Asila : Le rôle des organisations internationales et de l’ONU est très important. L’ONU et les organisations internationales ont joué un rôle majeur en Afghanistan. Les Afghans ne sauraient oublier le soutien qu’elles leur ont apporté et attendent avec impatience plus d’aide humanitaire. Mais l’ONU et les autres organisations internationales devraient se garder de mêler l’aide humanitaire et le travail de développement à la politique. Aujourd’hui, des millions d’Afghans souffrent de la faim ; la sécheresse est un autre problème qui sévit ; et l’économie s’effondre. Les gens, en particulier les ménages dirigés par des femmes, ne savent pas s’ils auront leur prochain repas ou non.
Qu’attendez-vous de ceux qui liront cet entretien ? Que peuvent faire les gens pour vous soutenir, vous et les droits des femmes ?
Asila : J’aimerais que les lecteurs comprennent et réalisent la misère et les problèmes des Afghans, surtout les femmes afghanes, qui ont toujours été la cible première des changements de régime. Les lecteurs peuvent jouer leurs rôles respectifs, qui qu’ils soient et où qu’ils se trouvent. Les politiciens peuvent apporter un soutien politique ; les acteurs du développement et de l’aide humanitaire peuvent faire participer les femmes à leurs projets à différents niveaux, notamment la conception, la mise en œuvre et l’évaluation. Ils devraient associer plus de femmes, non seulement en tant que bénéficiaires, mais aussi en tant que dirigeantes et chargées de la mise en œuvre. Et je prie humblement ceux qui lisent cet entretien de ne ménager aucune sorte d’assistance aux réfugiés et aux déplacés internes. Leur soutien moral et financier à ce stade est vital.

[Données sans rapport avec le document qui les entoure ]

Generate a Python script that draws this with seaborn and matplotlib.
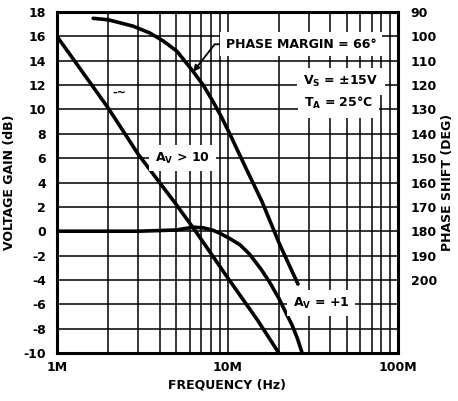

Freshta : Je prie chaque personne qui lira cet entretien de se tenir aux côtés des Afghans — en particulier les femmes et les filles afghanes — en leur offrant tout type de soutien possible. Même s’il ne s’agit que d’un tout petit mot de soutien sur les réseaux sociaux. Ou alors, dans la mesure du possible, faites entendre votre voix pour nous où que vous soyez.
Le PNUD en Afghanistan
L’initiative de réponse aux crises du PNUD, ABADEI, contribue à prévenir une catastrophe humaine et l’effondrement de l’économie du pays dans le cadre de notre réponse globale à la situation en Afghanistan.
L’initiative ABADEI transférera les financements vers des activités communautaires, notamment sous forme de subventions aux petites et microentreprises (en privilégiant celles appartenant à des femmes) et aux projets dits de travail contre rémunération qui consisteront à restaurer les petites infrastructures locales et procureront des revenus à court terme. Elle apportera par ailleurs un soutien aux personnes handicapées, aux personnes âgées et aux personnes les plus vulnérables en leur versant un revenu de base temporaire et en leur fournissant une aide pour renforcer la résilience et l’atténuation des catastrophes naturelles. L’initiative ABADEI vise à atteindre 8 millions de personnes se trouvant dans le besoin urgent d’assistance, sur une durée de 24 mois.
Toute l’assistance sera fournie directement aux bénéficiaires, sur la base d’évaluations impartiales menées en collaboration avec les dirigeants des communautés locales et indépendamment des autorités.
Les activités de l’initiative ABADEI seront financées par des contributions versées au PNUD et par le biais du Fonds d’affectation spéciale pour l’Afghanistan nouvellement établi. Il s’agit d’un mécanisme de financement interinstitutions et pluripartenaires des Nations Unies, qui permet au PNUD, aux institutions des Nations Unies et aux organisations non gouvernementales de coordonner leur soutien à des initiatives poursuivies au niveau communautaire.